Dickey has a lot of fun portraying the artist as a crude, drunken spendthrift in contrast to the way he’s perceived almost 400 years later, and his home life features loving second wife, Henny (Rodriguez), who basically takes care of everything, and his childlike son, Titus (Olwin), who feels neglected by his father. They all seem to think and speak like we do, and sweet tidbits include an amusing take on why Aristotle’s hands are two different sizes in the painting. The switch from Henry to Rembrandt is an actor’s gold mine, and Guinan has a field day with it.
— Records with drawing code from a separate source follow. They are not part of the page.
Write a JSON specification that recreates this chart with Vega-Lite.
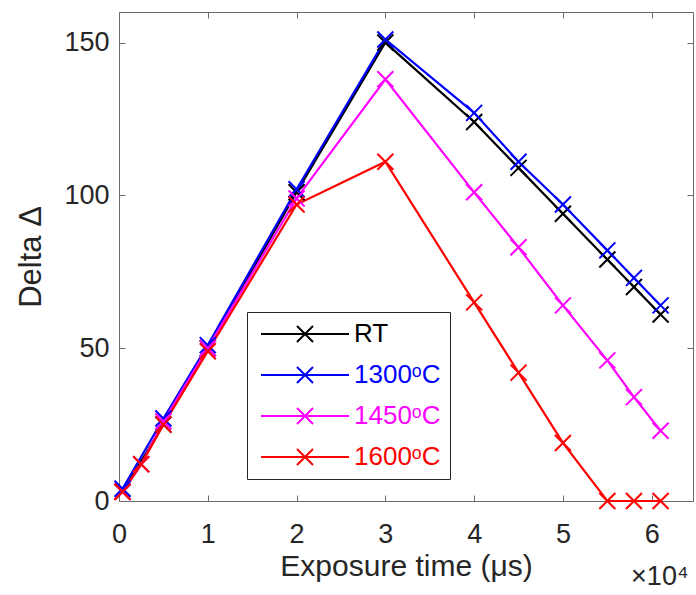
{
  "$schema": "https://vega.github.io/schema/vega-lite/v6.json",
  "width": 574,
  "height": 489,
  "autosize": "none",
  "padding": {"left": 119, "top": 12, "right": 3, "bottom": 94},
  "background": "white",
  "title": {"text": "×10⁴", "orient": "bottom", "anchor": "end", "fontSize": 27, "fontWeight": "normal", "color": "#262626", "font": "Liberation Sans", "offset": 0, "dx": -5, "dy": -17},
  "config": {
    "font": "Liberation Sans",
    "view": {"stroke": "#6b6b6b", "strokeWidth": 1},
    "axis": {"grid": false, "domain": false, "tickColor": "#6b6b6b", "tickSize": -6, "tickWidth": 1, "labelFlush": false, "labelFont": "Liberation Sans", "labelFontSize": 27, "labelColor": "#262626", "titleFont": "Liberation Sans", "titleFontSize": 31, "titleFontWeight": "normal", "titleColor": "#262626"}
  },
  "data": {"values": [
    {"s": "RT", "t": 400, "d": 3},
    {"s": "RT", "t": 5000, "d": 25},
    {"s": "RT", "t": 10000, "d": 50},
    {"s": "RT", "t": 20000, "d": 101},
    {"s": "RT", "t": 30000, "d": 150},
    {"s": "RT", "t": 40000, "d": 124},
    {"s": "RT", "t": 45000, "d": 109},
    {"s": "RT", "t": 50000, "d": 94},
    {"s": "RT", "t": 55000, "d": 79},
    {"s": "RT", "t": 58000, "d": 70},
    {"s": "RT", "t": 61000, "d": 61},
    {"s": "1300ᵒC", "t": 400, "d": 4},
    {"s": "1300ᵒC", "t": 5000, "d": 27},
    {"s": "1300ᵒC", "t": 10000, "d": 51},
    {"s": "1300ᵒC", "t": 20000, "d": 102},
    {"s": "1300ᵒC", "t": 30000, "d": 151},
    {"s": "1300ᵒC", "t": 40000, "d": 127},
    {"s": "1300ᵒC", "t": 45000, "d": 111},
    {"s": "1300ᵒC", "t": 50000, "d": 97},
    {"s": "1300ᵒC", "t": 55000, "d": 82},
    {"s": "1300ᵒC", "t": 58000, "d": 73},
    {"s": "1300ᵒC", "t": 61000, "d": 64},
    {"s": "1450ᵒC", "t": 400, "d": 3},
    {"s": "1450ᵒC", "t": 2500, "d": 12},
    {"s": "1450ᵒC", "t": 5000, "d": 26},
    {"s": "1450ᵒC", "t": 10000, "d": 50},
    {"s": "1450ᵒC", "t": 20000, "d": 99},
    {"s": "1450ᵒC", "t": 30000, "d": 138},
    {"s": "1450ᵒC", "t": 40000, "d": 101},
    {"s": "1450ᵒC", "t": 45000, "d": 83},
    {"s": "1450ᵒC", "t": 50000, "d": 64},
    {"s": "1450ᵒC", "t": 55000, "d": 46},
    {"s": "1450ᵒC", "t": 58000, "d": 34},
    {"s": "1450ᵒC", "t": 61000, "d": 23},
    {"s": "1600ᵒC", "t": 400, "d": 3},
    {"s": "1600ᵒC", "t": 2500, "d": 12},
    {"s": "1600ᵒC", "t": 5000, "d": 25},
    {"s": "1600ᵒC", "t": 10000, "d": 49},
    {"s": "1600ᵒC", "t": 20000, "d": 97},
    {"s": "1600ᵒC", "t": 30000, "d": 111},
    {"s": "1600ᵒC", "t": 40000, "d": 65},
    {"s": "1600ᵒC", "t": 45000, "d": 42},
    {"s": "1600ᵒC", "t": 50000, "d": 19},
    {"s": "1600ᵒC", "t": 55000, "d": 0},
    {"s": "1600ᵒC", "t": 58000, "d": 0},
    {"s": "1600ᵒC", "t": 61000, "d": 0}
  ]},
  "layer": [
    {
      "mark": {"type": "line", "strokeWidth": 2.2, "clip": false},
      "encoding": {
        "x": {"field": "t", "type": "quantitative", "scale": {"domain": [0, 64650], "nice": false, "zero": false},
              "axis": {"orient": "bottom", "values": [0, 10000, 20000, 30000, 40000, 50000, 60000], "labelExpr": "datum.value / 10000", "title": "Exposure time (μs)", "labelPadding": 47, "labelBaseline": "alphabetic", "titleY": 74, "titleFontSize": 30, "titleBaseline": "alphabetic"}},
        "y": {"field": "d", "type": "quantitative", "scale": {"domain": [0, 160], "nice": false},
              "axis": {"orient": "left", "values": [0, 50, 100, 150], "title": "Delta Δ", "labelPadding": 16, "titleX": -79, "titleBaseline": "alphabetic"}},
        "color": {"field": "s", "type": "nominal", "sort": null,
                  "scale": {"domain": ["RT", "1300ᵒC", "1450ᵒC", "1600ᵒC"], "range": ["#000000", "#0000ff", "#ff00ff", "#ff0000"]},
                  "legend": {"orient": "none", "legendX": 128, "legendY": 300, "title": null,
                             "symbolType": "M-5.5,0H5.5M-1,-1L1,1M-1,1L1,-1", "symbolSize": 256, "symbolStrokeWidth": 2,
                             "symbolFillColor": "transparent", "symbolOffset": 36, "labelOffset": 36,
                             "labelFontSize": 26, "labelFont": "Liberation Sans", "labelLimit": 300,
                             "padding": 9, "rowPadding": 15, "strokeColor": "#262626", "fillColor": "white",
                             "encode": {"labels": {"update": {"fill": {"scale": "color", "field": "value"}}}}}}
      }
    },
    {
      "mark": {"type": "point", "shape": "M-1,-1L1,1M-1,1L1,-1", "filled": false, "size": 256, "strokeWidth": 2, "opacity": 1, "clip": false},
      "encoding": {
        "x": {"field": "t", "type": "quantitative",
              "axis": {"orient": "top", "values": [0, 10000, 20000, 30000, 40000, 50000, 60000], "labels": false, "title": null}},
        "y": {"field": "d", "type": "quantitative",
              "axis": {"orient": "right", "values": [0, 50, 100, 150], "labels": false, "title": null}},
        "color": {"field": "s", "type": "nominal", "sort": null}
      }
    }
  ],
  "resolve": {"axis": {"x": "independent", "y": "independent"}}
}
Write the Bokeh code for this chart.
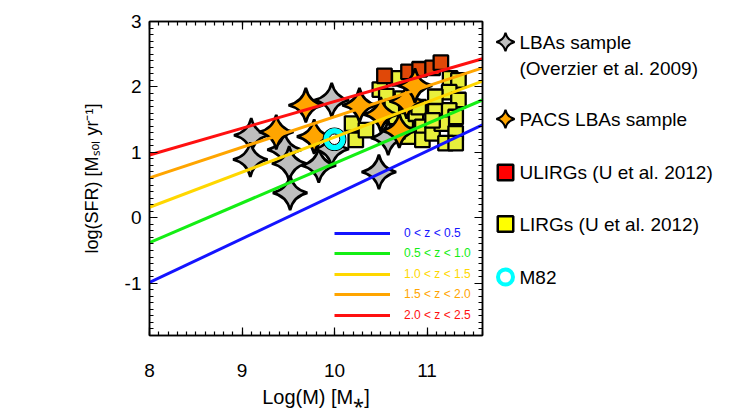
import numpy as np
from bokeh.plotting import figure
from bokeh.models import Range1d, LinearAxis, FixedTicker, Legend, LegendItem
from bokeh.layouts import row
from bokeh.embed import file_html
from bokeh.resources import INLINE
from bokeh.core.properties import value

# ---------------- data ----------------
lba_logm = [9.10, 9.09, 9.46, 9.51, 9.52, 9.83, 9.97, 9.97, 10.48, 10.58]
lba_logsfr = [1.26, 0.89, 1.04, 0.83, 0.38, 0.80, 1.05, 1.80, 0.70, 1.22]

pacs_logm = [9.37, 9.69, 9.78, 10.27, 10.50, 10.70, 10.78, 10.87]
pacs_logsfr = [1.31, 1.72, 1.24, 1.72, 1.58, 1.33, 1.78, 2.02]

lirg_logm = [10.19, 10.23, 10.34, 10.49, 10.56, 10.70, 10.73, 10.66, 10.77, 10.88,
             10.95, 10.80, 10.95, 11.06, 11.25, 11.34, 11.24, 11.34, 11.09, 11.24,
             11.31, 11.16, 11.31, 11.20, 11.31, 11.09, 10.62, 10.91, 11.06]
lirg_logsfr = [1.44, 1.19, 1.34, 1.96, 1.86, 2.13, 1.82, 1.54, 1.49, 1.59,
               1.39, 1.24, 1.19, 1.29, 2.13, 2.10, 1.92, 1.80, 1.64, 1.64,
               1.54, 1.44, 1.29, 1.14, 1.14, 1.85, 1.69, 1.69, 1.49]

ulirg_logm = [10.54, 10.80, 10.92, 11.06, 11.15]
ulirg_logsfr = [2.17, 2.23, 2.27, 2.29, 2.37]

m82_logm = [10.00]
m82_logsfr = [1.20]

z_labels = ["0 < z < 0.5", "0.5 < z < 1.0", "1.0 < z < 1.5", "1.5 < z < 2.0", "2.0 < z < 2.5"]
z_colors = ["#1414FF", "#14EE14", "#FFD700", "#FFA500", "#FF1010"]
line_x = [8.0, 11.6]
line_y_start = [-0.99, -0.38, 0.16, 0.61, 0.96]
line_y_end = [1.42, 1.80, 2.09, 2.29, 2.43]

x_ticks = [8, 9, 10, 11]
x_tick_labels = ["8", "9", "10", "11"]
y_ticks = [-1, 0, 1, 2, 3]
y_tick_labels = ["-1", "0", "1", "2", "3"]

legend_labels = ["LBAs sample", "(Overzier et al. 2009)", "PACS LBAs sample",
                 "ULIRGs (U et al. 2012)", "LIRGs (U et al. 2012)", "M82"]

FONT = "Liberation Sans"
H = 410
TOP = 21
BOTTOM = 75

# ---------------- main plot ----------------
p = figure(width=492, height=H, title=None,
           x_range=Range1d(8.0, 11.6), y_range=Range1d(-1.8, 3.0),
           output_backend="svg", toolbar_location=None,
           min_border_left=149, min_border_right=10,
           min_border_top=TOP, min_border_bottom=BOTTOM,
           background_fill_color="white")
p.xgrid.visible = False
p.ygrid.visible = False
p.outline_line_color = "black"
p.outline_line_width = 1.5

x_minor = list(np.round(np.arange(8.0, 11.6001, 0.1), 2))
y_minor = list(np.round(np.arange(-1.8, 3.0001, 0.1), 2))
xt = FixedTicker(ticks=x_ticks, minor_ticks=x_minor)
yt = FixedTicker(ticks=y_ticks, minor_ticks=y_minor)


def style_axis(ax, ticker):
    ax.ticker = ticker
    ax.axis_line_color = "black"
    ax.axis_line_width = 1.5
    ax.major_tick_in = 8
    ax.major_tick_out = 0
    ax.minor_tick_in = 4
    ax.minor_tick_out = 0
    ax.major_tick_line_color = "black"
    ax.minor_tick_line_color = "black"
    ax.major_tick_line_width = 1.2
    ax.minor_tick_line_width = 1.2
    ax.major_label_text_font = FONT
    ax.major_label_text_font_size = "19px"
    ax.major_label_text_color = "black"
    ax.axis_label_text_font = FONT
    ax.axis_label_text_font_size = "18px"
    ax.axis_label_text_font_style = "normal"
    ax.axis_label_text_color = "black"


style_axis(p.xaxis[0], xt)
style_axis(p.yaxis[0], yt)
p.xaxis[0].major_label_overrides = dict(zip(x_ticks, x_tick_labels))
p.yaxis[0].major_label_overrides = dict(zip(y_ticks, y_tick_labels))
p.xaxis[0].axis_label = "Log(M) [M\u204e]"
p.xaxis[0].axis_label_text_font_size = "20px"
p.xaxis[0].major_label_standoff = 28
p.xaxis[0].axis_label_standoff = 6
p.yaxis[0].axis_label = "log(SFR) [M\u209b\u2092\u2097 yr\u207b\u00b9]"
p.yaxis[0].major_label_standoff = 8
p.yaxis[0].axis_label_standoff = 20

# mirrored tick marks on top and right (no labels)
top_ax = LinearAxis()
style_axis(top_ax, xt)
top_ax.major_label_overrides = {t: "" for t in x_ticks}
top_ax.major_label_standoff = 0
p.add_layout(top_ax, "above")
right_ax = LinearAxis()
style_axis(right_ax, yt)
right_ax.major_label_overrides = {t: "" for t in y_ticks}
right_ax.major_label_standoff = 0
p.add_layout(right_ax, "right")

# LIRGs, ULIRGs
p.scatter(lirg_logm, lirg_logsfr, marker="square", size=14.5,
          fill_color="#E8F03C", line_color="black", line_width=2.3)
p.scatter(ulirg_logm, ulirg_logsfr, marker="square", size=14.5,
          fill_color="#E04808", line_color="black", line_width=2.3)
# LBAs
p.scatter(lba_logm, lba_logsfr, marker="square_pin", angle=np.pi / 4, size=24.5,
          fill_color="#BEBEBE", line_color="black", line_width=2.6)
# PACS LBAs
p.scatter(pacs_logm, pacs_logsfr, marker="square_pin", angle=np.pi / 4, size=24.5,
          fill_color="#FFA500", line_color="black", line_width=2.6)
# M82
p.scatter(m82_logm, m82_logsfr, marker="circle", size=22.5, fill_color=None,
          line_color="black", line_width=1.2)
p.scatter(m82_logm, m82_logsfr, marker="circle", size=16.5, fill_color="white",
          line_color="#00FFFF", line_width=5.5)
p.scatter(m82_logm, m82_logsfr, marker="circle", size=10.5, fill_color=None,
          line_color="black", line_width=1.0)

# main-sequence lines
line_renderers = []
for y0, y1, col in zip(line_y_start, line_y_end, z_colors):
    r = p.line(line_x, [y0, y1], line_color=col, line_width=3)
    line_renderers.append(r)

# inner legend: one per item so each label gets its colour
for i, (lab, col, r) in enumerate(zip(z_labels, z_colors, line_renderers)):
    lg_i = Legend(items=[LegendItem(label=lab, renderers=[r])],
                  location=(185, 95.5 - i * 20.6),
                  glyph_width=56, glyph_height=14, label_height=14,
                  label_standoff=14, padding=0, margin=0, spacing=0,
                  border_line_color=None, background_fill_alpha=0,
                  label_text_color=col, label_text_font=FONT,
                  label_text_font_size="12px")
    p.add_layout(lg_i)

# ---------------- outer key panel (page-pixel coordinates) ----------------
lg = figure(width=241, height=H, title=None,
            x_range=Range1d(493, 734), y_range=Range1d(336, 22),
            output_backend="svg", toolbar_location=None,
            min_border_left=0, min_border_right=0,
            min_border_top=TOP, min_border_bottom=BOTTOM,
            x_axis_type=None, y_axis_type=None, outline_line_color=None)
lg.xgrid.visible = False
lg.ygrid.visible = False

icon_x = 506
text_x = 520
rows_y = [42.5, 68.5, 119.5, 173.0, 224.5, 277.5]

lg.scatter([icon_x], [rows_y[0]], marker="square_pin", angle=np.pi / 4, size=13,
           fill_color="#BEBEBE", line_color="black", line_width=2)
lg.scatter([icon_x], [rows_y[2]], marker="square_pin", angle=np.pi / 4, size=13,
           fill_color="#FFA500", line_color="black", line_width=2)
lg.scatter([icon_x], [rows_y[3]], marker="square", size=15.5,
           fill_color="#FF0000", line_color="black", line_width=2.5)
lg.scatter([icon_x], [rows_y[4]], marker="square", size=15.5,
           fill_color="#FFFF00", line_color="black", line_width=2.5)
lg.scatter([icon_x], [rows_y[5]], marker="circle", size=15,
           fill_color=None, line_color="#00FFFF", line_width=4)
lg.text([text_x] * len(legend_labels), rows_y, text=legend_labels,
        text_font=value(FONT), text_font_size="19px", text_color="black",
        text_align="left", text_baseline="middle")

layout = row(p, lg)
open("out.html", "w").write(file_html(layout, INLINE))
Next we travel back roughly to 800 BC and a temple in Greece (the program tells us), where Homer delivers a long monologue that starts with him railing against the idea of his words being written down, because they’re meant to be spoken. Mahoney begins in a humorous vein but soon becomes riveting as the poet discusses his feelings about death and dying.
Then, before we can fully process what he’s said, Homer morphs into another poet, Simon, and climbs into his sick bed. Cast back into the present, we witness an incredibly touching scene between him and Henry, who comes home and promises to be there from now on. As both eat bits of pudding from little plastic cups, he confesses his failure and begs Simon not to die, even as both he and we know that’s not possible. This connection with another human being he loves is the emotional payoff for everything before it in the play, even if the pieces don’t add up in any logical way.
One problem may be that the staging in Steppenwolf’s wide upstairs theater isn’t quite right. For example, I’m told that Regina Garcia’s scenic design includes a copy of the Rembrandt painting in Simon’s room, but I couldn’t see it from where I was sitting. Also, the decision not to show any paintings in the museum seemed odd, as did a few of Gordon’s directorial choices.
Overall, though, “The Rembrandt” is both engaging and thought provoking; however, I recommend seeing it before Oct. 22, when Guinan leaves the cast. In truth, this is really his show.